Thatch Assembly with Rocks (2060s) attempts to fill a gap in the history of Hawai‘i architecture. The project yields an anachronism for contemplation. On one side, a history that could have been, where thatching is incorporated regionally into modern architecture surrounding Hawai‘i Statehood. On the other, a history possible a hundred years from now (2060s), at a time when the building code for indigenous structures has modified. In misplacing the assembly as an artifact in time, (II) the second strategy of material study emerges: the project is a material study. In the assembly, the primary material is Loulu, (pritchardia remota), a fan palm endemic to the Hawaiian Islands. The materials, which used to be prevalent across all elevations is readily available and used historically for thatching. The fronds, which can remain dried on a tree for decades, are harvested only after dryness has subsumed its biological function to reach a final molecular outcome—in death the leaf secretes its own waterproofing. After harvest, the fronds are processed and organized for lashing. Conventionally, lashing is secured to a frame of similarly lashed wooden rods of varying circumferences. However, as a material study the palms are misplaced together with a sawn cut, hand notched timber frame. The pairing of thatch and sawn timber incorporates two disparate events in architecture to make new history. Rocks—the most sacred and contentious island-based materials— are placed in each module as an entrypoint for further discussion about the piece.

In this event of new history, (III) the third strategy reveals itself: the thatching is skewed in plan and reversed in section. This conceptual hint serves first to remind the participant this is not a house but a material study. As a material study, this creates various moments to focus conversation: (a) site, (b) intensification, (c) craft, (d) enclosure. Given its placement on site, (a) the orthogonal volume is skewed at 105.6 degrees (N to East) in reference to the position of the moon as it rises on the Spring Equinox. This angle is crossed with a second axis toward mauka-makai. The skewed operation of the rectangular volume enables the roof to separate from the walls resulting in the structure for thatching, which is then finally reversed. The reversal of thatching yields an affect of intensification. (b) Three exterior thatched planes turned inward intersect to simulate the appearance of a dense, perhaps urbanized condition; a courtyard, alleyway, or interstitial rooftop spaces. (c) The oblique geometry, as the participant moves around the assembly, appears to slip and elongate.

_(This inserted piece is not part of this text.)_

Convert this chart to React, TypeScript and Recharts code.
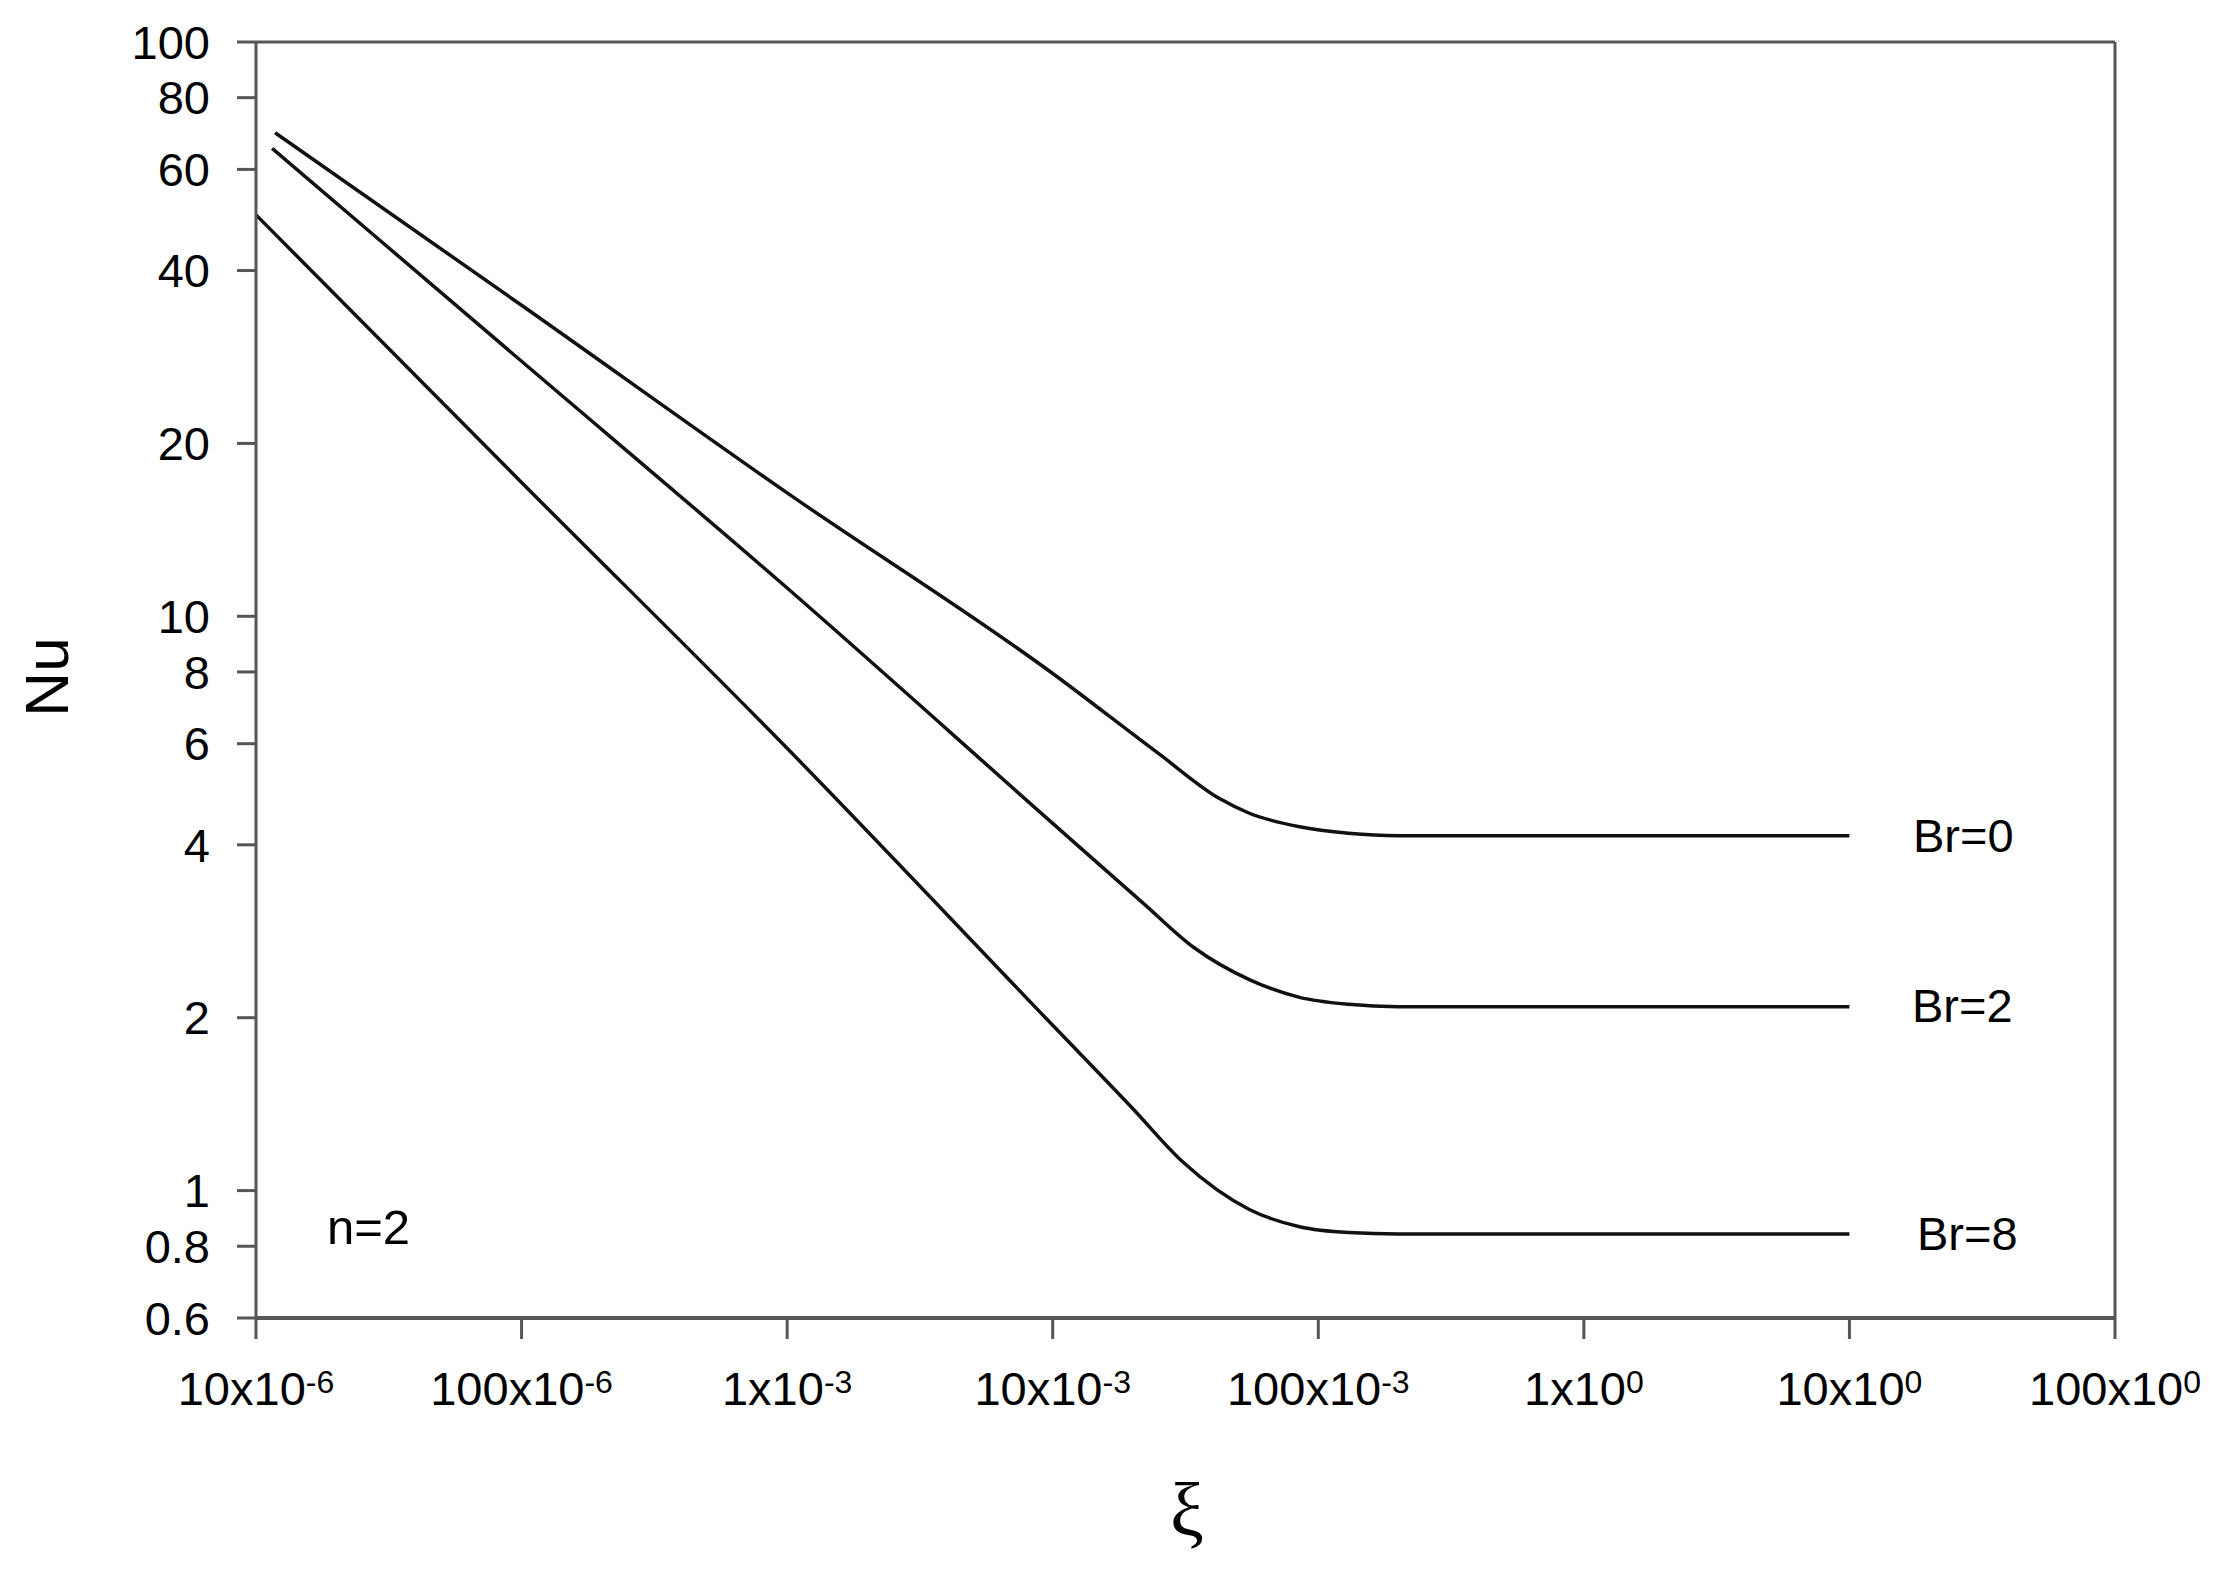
import React from "react";
import { LineChart, Line, XAxis, YAxis, ReferenceLine } from "recharts";

// Nu vs xi, n=2, three Brinkman numbers
const br0X = [1.18e-5, 1e-4, 1e-3, 1e-2, 2.5e-2, 4.23e-2, 5.5e-2, 8.5e-2, 0.13, 0.2, 10];
const br0Nu = [69.5, 34.8, 16.4, 7.95, 5.77, 4.82, 4.54, 4.3, 4.19, 4.15, 4.15];

const br2X = [1.15e-5, 1e-4, 1e-3, 1e-2, 2.2e-2, 3.4e-2, 5.5e-2, 8.5e-2, 0.13, 0.2, 10];
const br2Nu = [65.3, 27.8, 11.2, 4.36, 3.16, 2.65, 2.33, 2.17, 2.11, 2.09, 2.09];

const br8X = [1e-5, 1e-4, 1e-3, 1e-2, 2e-2, 3.1e-2, 5.5e-2, 8.5e-2, 0.13, 0.2, 10];
const br8Nu = [50, 17.1, 5.89, 1.94, 1.39, 1.12, 0.927, 0.865, 0.845, 0.84, 0.84];

const xTicks = [1e-5, 1e-4, 1e-3, 1e-2, 1e-1, 1, 10, 100];
const xTickMant = ["10", "100", "1", "10", "100", "1", "10", "100"];
const xTickExp = ["-6", "-6", "-3", "-3", "-3", "0", "0", "0"];
const yTicks = [0.6, 0.8, 1, 2, 4, 6, 8, 10, 20, 40, 60, 80, 100];

const toPoints = (xs: number[], ys: number[]) => xs.map((x, i) => ({ x, nu: ys[i] }));

const series = [
  { name: "Br=0", data: toPoints(br0X, br0Nu) },
  { name: "Br=2", data: toPoints(br2X, br2Nu) },
  { name: "Br=8", data: toPoints(br8X, br8Nu) },
];

const FONT = "'Liberation Sans', Arial, Helvetica, sans-serif";
const AXIS = "#555";

function XTick(props: any) {
  const { x, y, payload } = props;
  let idx = 0;
  let best = Infinity;
  xTicks.forEach((t, i) => {
    const d = Math.abs(Math.log10(t) - Math.log10(payload.value));
    if (d < best) {
      best = d;
      idx = i;
    }
  });
  return (
    <text x={x} y={y + 66} textAnchor="middle" fontFamily={FONT} fontSize={47} fill="#000">
      <tspan>{xTickMant[idx]}x10</tspan>
      <tspan fontSize={32} dy={-12}>
        {xTickExp[idx]}
      </tspan>
    </text>
  );
}

export default function App() {
  return (
    <div style={{ position: "absolute", left: 0, top: 0, width: 2232, height: 1589, background: "#fff" }}>
      <LineChart
        width={2232}
        height={1589}
        margin={{ top: 42, right: 117, bottom: 171, left: 156 }}
      >
        <XAxis
          dataKey="x"
          type="number"
          scale="log"
          domain={[1e-5, 100]}
          ticks={xTicks}
          interval={0}
          allowDataOverflow
          height={100}
          tickSize={21}
          tickMargin={0}
          tick={<XTick />}
          axisLine={{ stroke: AXIS, strokeWidth: 4 }}
          tickLine={{ stroke: AXIS, strokeWidth: 3 }}
        />
        <YAxis
          dataKey="nu"
          type="number"
          scale="log"
          domain={[0.6, 100]}
          ticks={yTicks}
          interval={0}
          allowDataOverflow
          width={100}
          tickSize={19}
          tickMargin={27}
          tick={{ fontFamily: FONT, fontSize: 47, fill: "#000" }}
          axisLine={{ stroke: AXIS, strokeWidth: 3 }}
          tickLine={{ stroke: AXIS, strokeWidth: 3 }}
        />
        <ReferenceLine y={100} stroke={AXIS} strokeWidth={3} />
        <ReferenceLine x={100} stroke={AXIS} strokeWidth={3} />
        {series.map((s) => (
          <Line
            key={s.name}
            data={s.data}
            dataKey="nu"
            type="monotone"
            stroke="#111"
            strokeWidth={3.5}
            dot={false}
            isAnimationActive={false}
          />
        ))}
      </LineChart>
      <svg
        width={2232}
        height={1589}
        style={{ position: "absolute", left: 0, top: 0, pointerEvents: "none" }}
      >
        <text
          transform="translate(68,677) rotate(-90)"
          textAnchor="middle"
          fontFamily={FONT}
          fontSize={62}
          fill="#000"
        >
          Nu
        </text>
        <text x={1187} y={1536} textAnchor="middle" fontFamily="'Liberation Serif', 'Times New Roman', serif" fontSize={76} fill="#000">
          ξ
        </text>
        <text x={327} y={1244} fontFamily={FONT} fontSize={49} fill="#000">
          n=2
        </text>
        <text x={1913} y={852} fontFamily={FONT} fontSize={47} fill="#000">
          Br=0
        </text>
        <text x={1912} y={1022} fontFamily={FONT} fontSize={47} fill="#000">
          Br=2
        </text>
        <text x={1917} y={1250} fontFamily={FONT} fontSize={47} fill="#000">
          Br=8
        </text>
      </svg>
    </div>
  );
}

Both faces of thatching become visible together at once. The frilly appearance of the typically outward facing thatch is revealed to be indeed profound—the rigor and craft of a thatch structure are best seen from its interior. The act of reversal interiorizes the exterior, and (d) the experience of the assembly begins to upend any notion of enclosure and place the question of indoor and outdoor within the actual material (and its land base). (IV) The final strategy is fleeting and experienced only during a short period of the day with the right weather. As the slope produces shade, the assembly demonstrates the thermal utility of the thatch. Compared to a roof made of copper, corrugated metal, or asphalt shingles, the thermal efficacy of loulu palm produces an environment that is several degrees cooler.